Thursday, December 27, 2007

Lights, Camera, Inaction!

Eschewing the tawdry entertainments on offer from the major channels this Christmas, I decided to support my local TV station and tuned in exclusively to Kent County Council TV's festive fare. After all, it's cost us £1.6m and I figured, for that kind of money, the least they'd be doing was exhuming and re-animating Morecambe and Wise this year.

So imagine my disappointment when I discovered their prime time Christmas viewing consisted of a lame docco about some amdram panto, advice from the British Christmas Tree Growers' Association about how to prevent your needles dropping, and a member of Her Majesty's Scrotum Scratchers breath testing drivers on Margate front for the benefit of the cameras. Admittedly the panto docco was, albeit unintentionally, almost as amusing as Extras, but where was the seasonal message from the Tory council's ruddy-faced leader, telling us how he was going to pull a cracker and roast his nuts this Yuletide?
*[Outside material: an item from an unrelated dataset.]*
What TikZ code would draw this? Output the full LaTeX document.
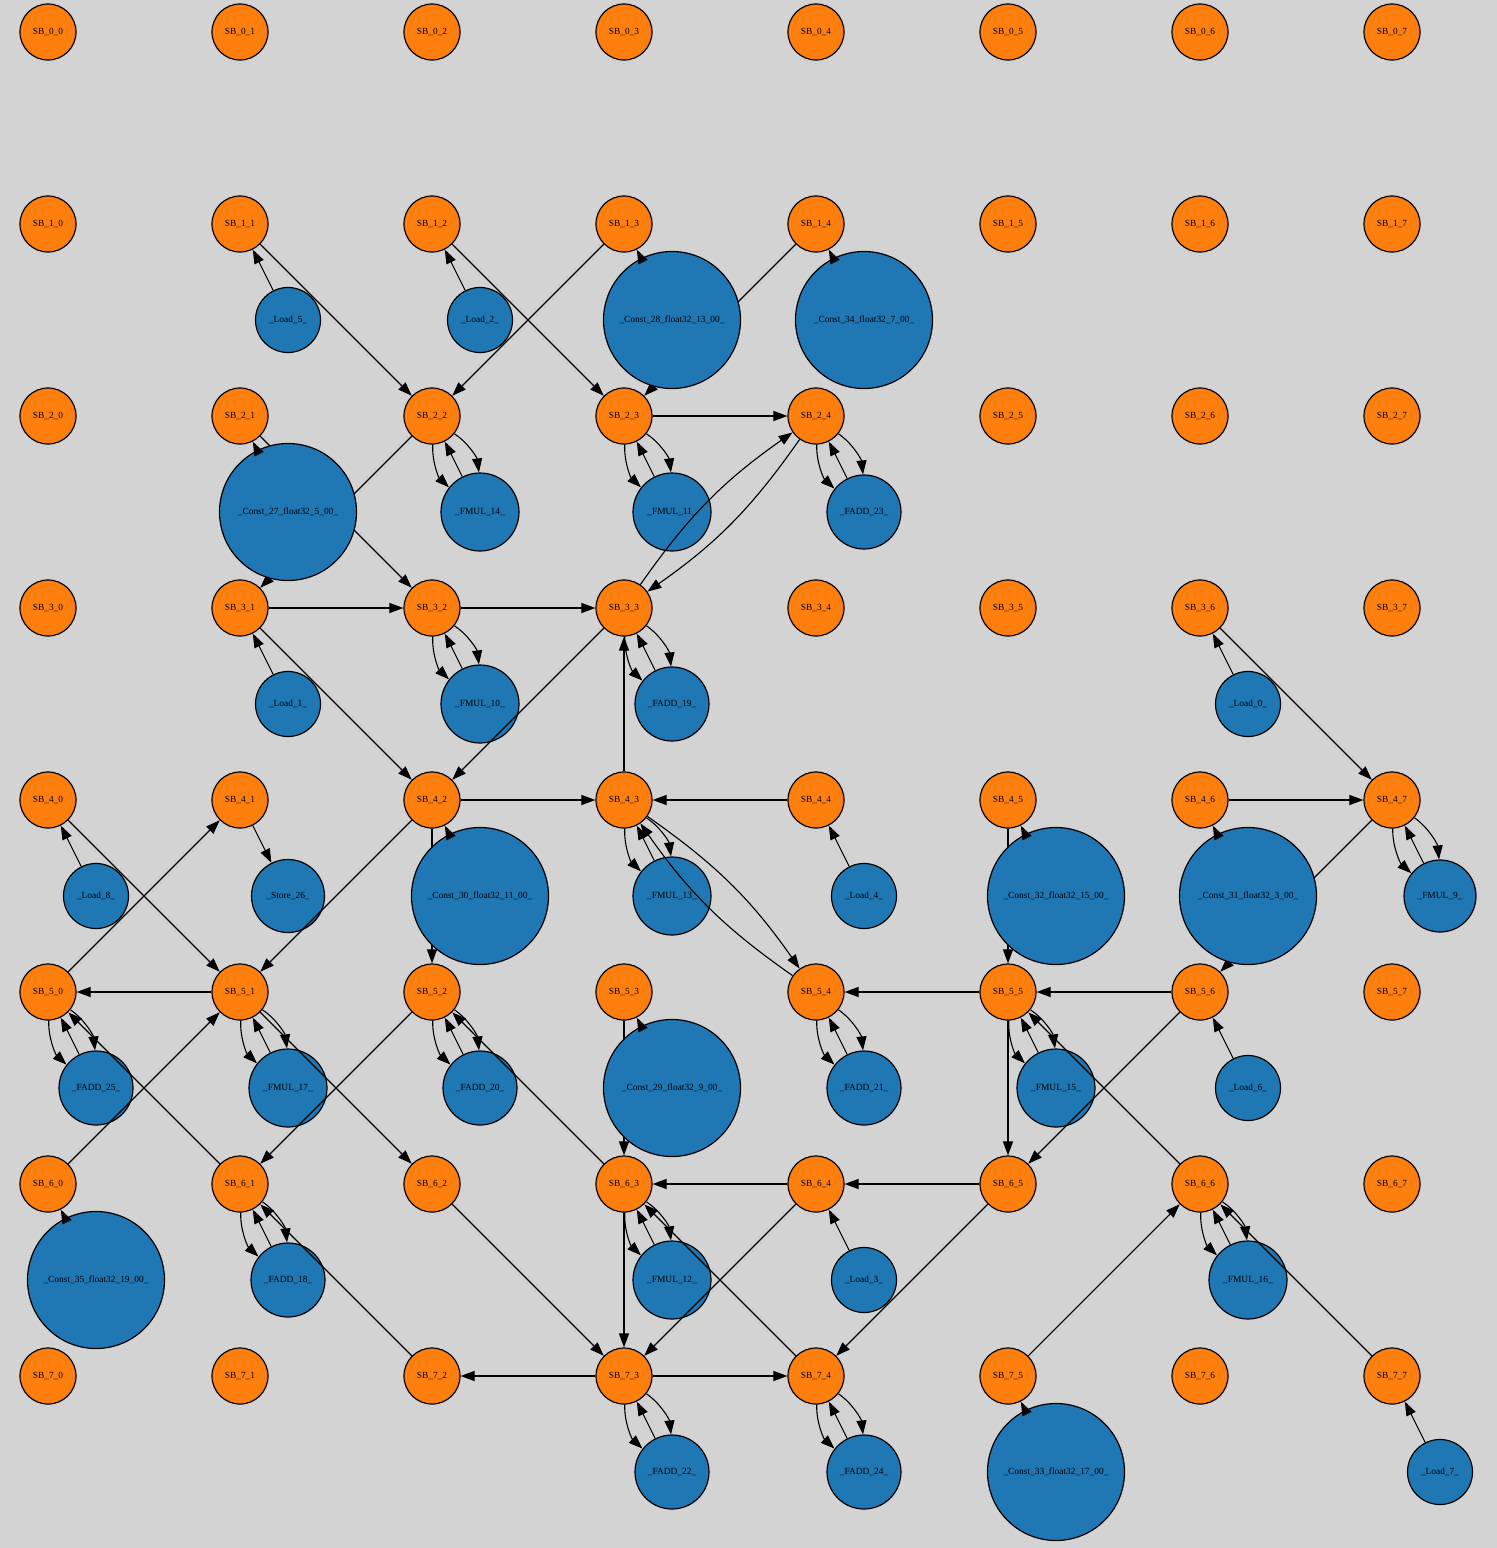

Later, as I was changing Bertie's litter tray, I came across an old copy of the Gazunder which carried a story about £229,000-a-year KCC Chief Executive Peter Gilroy being 'very pleased' with the number of people watching the channel - 109,000 since its launch in September. Crumbs! By my reckoning, that's around 8,000 viewers a week, or, with around 400 videos on their site, 270 viewers per video! At an average cost of £4000 per video, it would be cheaper to mail out the DVDs individually, surely? If I made programmes that attracted a grand total of 270 viewers, I'd be sacked. As indeed I have been on many an occasion.

I've a good mind to write to my old TV chum Nigel Dacre, the Ten Alps Project Director behind Kent TV, and the brother of Daily Mail editor Paul Dacre, and complain. Or perhaps I'll just pop round his North London mansion and make my views known in person!